Müller-Hof Newsletter – Juni 2017
ars – aktuelles aus Recht und Steuern
Insolvenzrecht: Risiko der Insolvenzanfechtung wird geringer
Am 05.04.2017 ist das Gesetz zur Reform der Insolvenzanfechtung in Kraft getreten. Es soll gewährleisten, dass der Wirtschaftsverkehr nicht mehr mit unverhältnismäßigen und unkalkulierbaren Risiken der Insolvenzanfechtung belastet wird. Die Praxis der letzten Jahre führte zu überraschenden Rückzahlungsverpflichtungen, insbesondere wenn ein Gläubiger einem Schuldner Zahlungserleichterungen (z. B. eine Ratenzahlung oder eine Stundung) gewährt hat. Durch die Gesetzesänderung wird den Insolvenzverwaltern die Insolvenzanfechtung erschwert.
Bei sogenannten „kongruenten Deckungshandlungen“ erhält der Gläubiger das, was ihm zusteht, z. B. Zahlungen für erbrachte Lieferungen und Leistungen. Hat der Gläubiger dabei Zahlungserleichterungen gewährt, wird zukünftig (widerlegbar) vermutet, dass der Gläubiger von einer etwaigen Zahlungsunfähigkeit keine Kenntnis hatte. Zukünftig muss der Insolvenzverwalter den Beweis führen, dass der Gläubiger bei Entgegennahme der Zahlungen die Zahlungsunfähigkeit kannte. Es genügt auch nicht mehr die Kenntnis des Gläubigers von einer „drohenden“ Zahlungsunfähigkeit, sondern sie muss sich auf eine bereits „eingetretene“ Zahlungsunfähigkeit des Schuldners beziehen. Auch wurde der Anfechtungszeitraum von zehn auf vier Jahre verkürzt.
Sogenannte „Bargeschäfte“, bei der Leistung und Zahlung in unmittelbarem Zusammenhang stehen, sind grundsätzlich nicht mehr anfechtbar. Eine Ausnahme gilt dann, wenn der Insolvenzverwalter beweisen kann, dass der Schuldner „unlauter“ gehandelt hat. Ein unlauteres Handeln liegt z.B. vor bei Ausgaben für flüchtige Luxusgüter oder beim Abstoßen von Betriebsvermögen, das zur Aufrechterhaltung des Betriebs unverzichtbar ist, wenn der Schuldner den vereinnahmten Gegenwert seinen Insolvenzgläubigern entziehen will.
Das Bargeschäftsprivileg gilt auch für verspätet ausgezahltes Arbeitsentgelt, wenn der Zeitraum zwischen Arbeitsleistung und Gewährung des Arbeitsentgelts drei Monate nicht übersteigt.

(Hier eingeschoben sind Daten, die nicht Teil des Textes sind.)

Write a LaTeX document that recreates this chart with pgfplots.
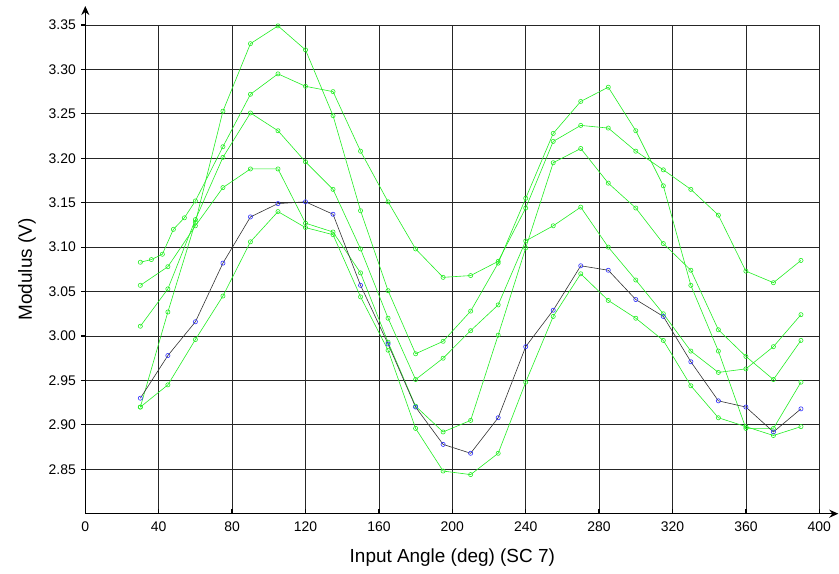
\documentclass[border=0pt]{standalone}
\usepackage{pgfplots}
\pgfplotsset{compat=1.18}
\usepackage{fontspec}
\setmainfont{Liberation Sans}
\usetikzlibrary{arrows.meta}
\definecolor{lgreen}{HTML}{22EE22}
\definecolor{mblue}{HTML}{3030FF}

\pgfplotstableread{
x y
30 3.083
36 3.086
42 3.092
48 3.120
54 3.133
60 3.152
75 3.213
90 3.272
105 3.295
120 3.281
135 3.275
150 3.208
165 3.151
180 3.098
195 3.066
210 3.068
225 3.084
240 3.144
255 3.219
270 3.237
285 3.234
300 3.208
315 3.187
330 3.165
345 3.136
360 3.073
375 3.060
390 3.085
}\seriesA

\pgfplotstableread{
x y
30 2.920
45 3.027
60 3.128
75 3.253
90 3.329
105 3.349
120 3.322
135 3.248
150 3.141
165 3.051
180 2.980
195 2.994
210 3.028
225 3.082
240 3.155
255 3.228
270 3.264
285 3.280
300 3.231
315 3.169
330 3.057
345 2.983
360 2.896
375 2.896
390 2.948
}\seriesB

\pgfplotstableread{
x y
30 3.011
45 3.053
60 3.131
75 3.201
90 3.251
105 3.231
120 3.196
135 3.165
150 3.098
165 3.020
180 2.951
195 2.975
210 3.006
225 3.035
240 3.107
255 3.124
270 3.145
285 3.100
300 3.063
315 3.025
330 2.983
345 2.959
360 2.963
375 2.988
390 3.024
}\seriesC

\pgfplotstableread{
x y
30 3.057
45 3.078
60 3.124
75 3.167
90 3.188
105 3.188
120 3.127
135 3.117
150 3.071
165 2.993
180 2.921
195 2.892
210 2.905
225 3.001
240 3.099
255 3.195
270 3.211
285 3.172
300 3.144
315 3.104
330 3.074
345 3.007
360 2.977
375 2.951
390 2.995
}\seriesD

\pgfplotstableread{
x y
30 2.920
45 2.945
60 2.996
75 3.045
90 3.106
105 3.140
120 3.122
135 3.114
150 3.044
165 2.984
180 2.896
195 2.848
210 2.844
225 2.868
240 2.948
255 3.022
270 3.070
285 3.040
300 3.020
315 2.995
330 2.944
345 2.908
360 2.898
375 2.888
390 2.898
}\seriesE

\pgfplotstableread{
x y
30 2.930
45 2.978
60 3.016
75 3.082
90 3.134
105 3.149
120 3.151
135 3.137
150 3.057
165 2.991
180 2.920
195 2.878
210 2.868
225 2.908
240 2.988
255 3.029
270 3.079
285 3.074
300 3.041
315 3.022
330 2.971
345 2.927
360 2.920
375 2.892
390 2.918
}\seriesBlue

\begin{document}
\begin{tikzpicture}
\begin{axis}[
  name=ax,
  scale only axis,
  width=734bp, height=488.7bp,
  xmin=0, xmax=400, ymin=2.8, ymax=3.35,
  axis lines=left,
  axis line style={line width=1.5bp},
  x axis line style={-{Stealth[length=9bp,width=8bp]}, shorten >=-19bp},
  y axis line style={-{Stealth[length=9bp,width=8bp]}, shorten >=-19bp},
  xtick={0,40,...,400},
  ytick={2.85,2.90,2.95,3.00,3.05,3.10,3.15,3.20,3.25,3.30,3.35},
  grid=major,
  major grid style={black!85, line width=0.75bp},
  tick align=inside,
  major tick length=5bp,
  xtick style={black, line width=1.5bp},
  ytick style={black, line width=1.2bp, xshift=-4bp},
  y tick label style={/pgf/number format/fixed, /pgf/number format/fixed zerofill, /pgf/number format/precision=2, xshift=-6bp},
  /pgf/number format/assume math mode=true,
  ticklabel style={font=\fontsize{14}{16}\selectfont},
  xticklabel style={yshift=-5bp},
  label style={font=\fontsize{19}{22}\selectfont},
  xlabel={Input Angle (deg) (SC 7)},
  ylabel={Modulus (V)},
  xlabel style={yshift=-10bp},
  ylabel style={yshift=6bp},
  every axis plot/.append style={line width=0.6bp, mark=o, mark size=2.1bp},
  clip=false,
]
\addplot[lgreen, mark options={lgreen}] table[x=x,y=y] {\seriesA};
\addplot[lgreen, mark options={lgreen}] table[x=x,y=y] {\seriesB};
\addplot[lgreen, mark options={lgreen}] table[x=x,y=y] {\seriesC};
\addplot[lgreen, mark options={lgreen}] table[x=x,y=y] {\seriesD};
\addplot[lgreen, mark options={lgreen}] table[x=x,y=y] {\seriesE};
\addplot[black!80, mark options={mblue}] table[x=x,y=y] {\seriesBlue};
\end{axis}
\pgfresetboundingbox
\path (ax.south west) ++(-85.3bp,-60.3bp) rectangle ++(839bp,574bp);
\end{tikzpicture}
\end{document}
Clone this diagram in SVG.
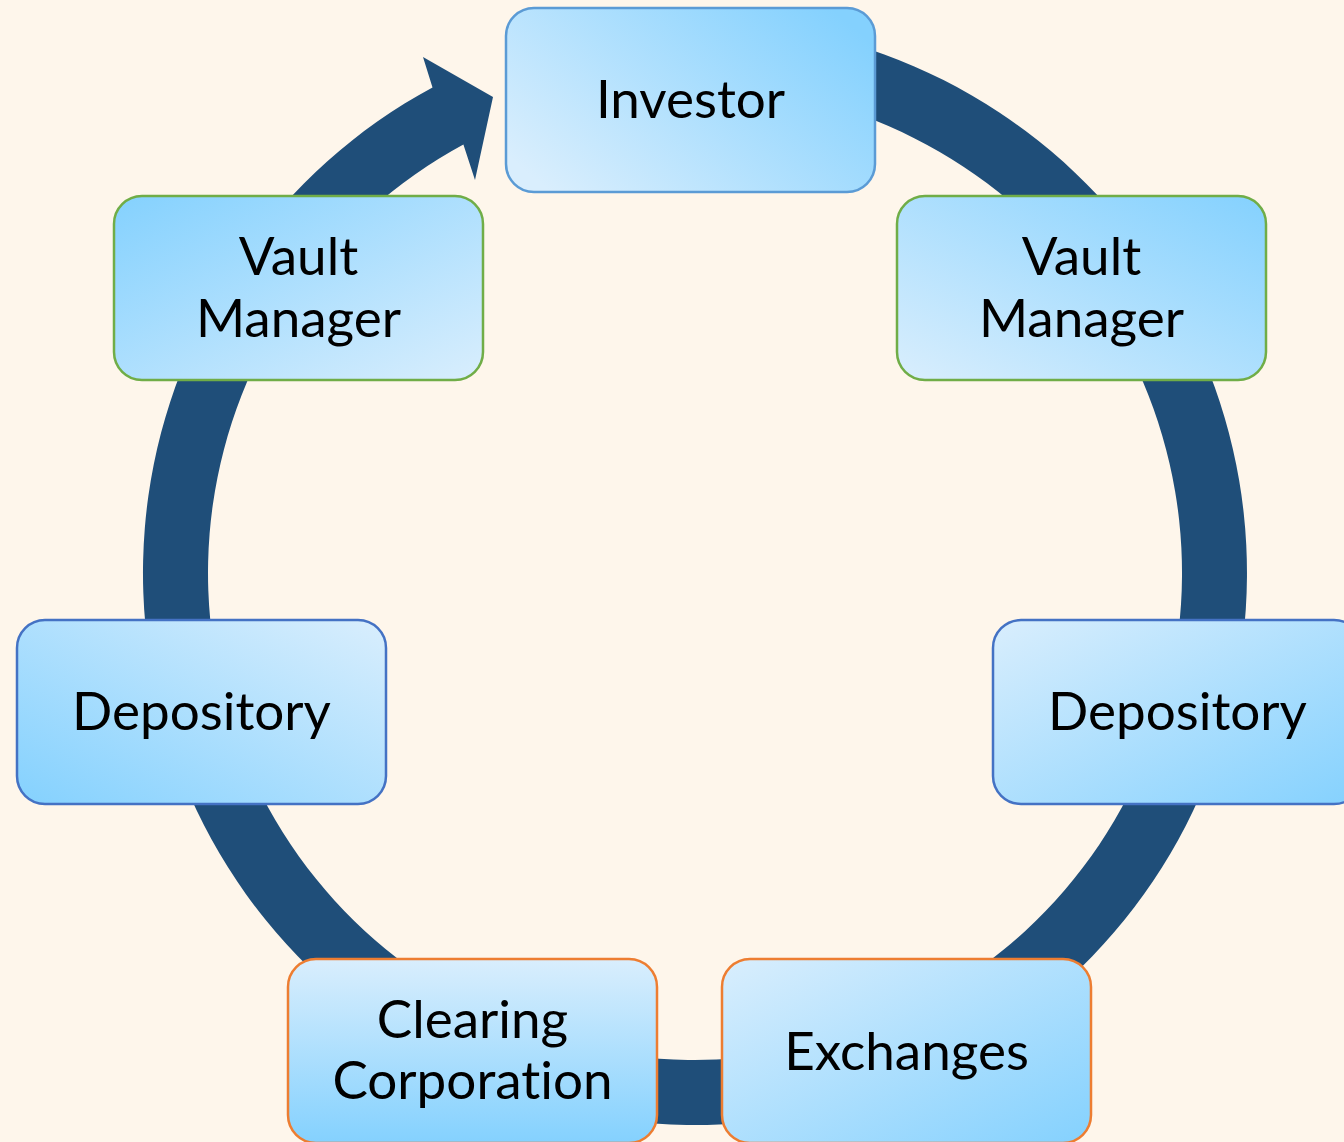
<svg xmlns="http://www.w3.org/2000/svg" width="1344" height="1142" viewBox="0 0 1344 1142">
  <defs>
    <!-- light-to-deep sky blue fills, one direction per node -->
    <linearGradient id="gInvestor" x1="0" y1="0.8" x2="1" y2="0.2">
      <stop offset="0" stop-color="#D9EEFD"/>
      <stop offset="1" stop-color="#84D1FE"/>
    </linearGradient>
    <linearGradient id="gVaultL" x1="0" y1="0" x2="1" y2="1">
      <stop offset="0" stop-color="#84D1FE"/>
      <stop offset="1" stop-color="#D9EEFD"/>
    </linearGradient>
    <linearGradient id="gVaultR" x1="0" y1="1" x2="1" y2="0">
      <stop offset="0" stop-color="#D9EEFD"/>
      <stop offset="1" stop-color="#84D1FE"/>
    </linearGradient>
    <linearGradient id="gDepL" x1="0" y1="1" x2="1" y2="0">
      <stop offset="0" stop-color="#84D1FE"/>
      <stop offset="1" stop-color="#D9EEFD"/>
    </linearGradient>
    <linearGradient id="gDepR" x1="0" y1="0" x2="1" y2="1">
      <stop offset="0" stop-color="#D9EEFD"/>
      <stop offset="1" stop-color="#84D1FE"/>
    </linearGradient>
    <linearGradient id="gClear" x1="0" y1="0" x2="0" y2="1">
      <stop offset="0" stop-color="#D9EEFD"/>
      <stop offset="1" stop-color="#84D1FE"/>
    </linearGradient>
    <linearGradient id="gExch" x1="0" y1="0" x2="1" y2="1">
      <stop offset="0" stop-color="#D9EEFD"/>
      <stop offset="1" stop-color="#84D1FE"/>
    </linearGradient>
    <style>
      .box { stroke-width: 2.5; }
      .blue { stroke: #5B9BD5; }
      .navy { stroke: #4472C4; }
      .green { stroke: #70AD47; }
      .orange { stroke: #ED7D31; }
      .label { font-family: Lato, "Open Sans", sans-serif; font-size: 53px; fill: #000; text-anchor: middle; font-variant-ligatures: none; }
    </style>
  </defs>

  <rect width="1344" height="1142" fill="#FEF6EB"/>

  <!-- circular flow band ending in an arrowhead pointing at Investor -->
  <g id="connectors">
    <path fill="#1F4E79" d="M 790.9 29.4 A 552 552 0 1 1 432.5 87.4 L 423 57 L 493 97 L 475 180 L 463.4 144.6 A 487 487 0 1 0 779.6 93.4 Z"/>
  </g>

  <g id="investor">
    <rect class="box blue" x="506" y="8" width="369" height="184" rx="28" fill="url(#gInvestor)"/>
    <text class="label" x="690.5" y="118">Investor</text>
  </g>

  <g id="vault-manager-left">
    <rect class="box green" x="114" y="196" width="369" height="184" rx="28" fill="url(#gVaultL)"/>
    <text class="label" x="298.5" y="275">Vault</text>
    <text class="label" x="298.5" y="337">Manager</text>
  </g>

  <g id="vault-manager-right">
    <rect class="box green" x="897" y="196" width="369" height="184" rx="28" fill="url(#gVaultR)"/>
    <text class="label" x="1081.5" y="275">Vault</text>
    <text class="label" x="1081.5" y="337">Manager</text>
  </g>

  <g id="depository-left">
    <rect class="box navy" x="17" y="620" width="369" height="184" rx="28" fill="url(#gDepL)"/>
    <text class="label" x="201.5" y="730">Depository</text>
  </g>

  <g id="depository-right">
    <rect class="box navy" x="993" y="620" width="369" height="184" rx="28" fill="url(#gDepR)"/>
    <text class="label" x="1177.5" y="730">Depository</text>
  </g>

  <g id="clearing-corporation">
    <rect class="box orange" x="288" y="959" width="369" height="184" rx="28" fill="url(#gClear)"/>
    <text class="label" x="472.5" y="1038">Clearing</text>
    <text class="label" x="472.5" y="1099">Corporation</text>
  </g>

  <g id="exchanges">
    <rect class="box orange" x="722" y="959" width="369" height="184" rx="28" fill="url(#gExch)"/>
    <text class="label" x="906.5" y="1070">Exchanges</text>
  </g>
</svg>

Forderungen aus Insolvenzanfechtung sind bei Zahlungsverzug zu verzinsen. Für Eintritt von Zahlungsverzug ist regelmäßig eine Mahnung durch den Insolvenzverwalter erforderlich. Früher hatten die in Anspruch genommenen Gläubiger Zinsen bereits ab dem Zeitpunkt der Insolvenzeröffnung zu zahlen. Die neue Verzugszinsregelung gilt für alle, auch für bereits eröffnete Insolvenzverfahren.
Alle anderen Regelungen gelten für Insolvenzverfahren, die nach Inkrafttreten des Gesetzes eröffnet werden.
Für Gläubiger ist das eine gute Nachricht. Die Lieferanten, die ihren Abnehmern Zahlungserleichterungen, insbesondere Ratenzahlungen gewähren, sollen künftig die Sicherheit haben, dass dies für sich genommen noch keine Insolvenzanfechtung begründen kann. Dadurch wird das Risiko, erhaltene Zahlungen später zurückzahlen zu müssen, erheblich reduziert. Bargeschäfte sind weiterhin ein sicheres Mittel, um anfechtungssichere Geschäfte abzuwickeln.
Es bleibt abzuwarten, wie die neuen Regelungen in der Praxis umgesetzt werden und welche Gerichtsentscheidungen dazu ergehen werden.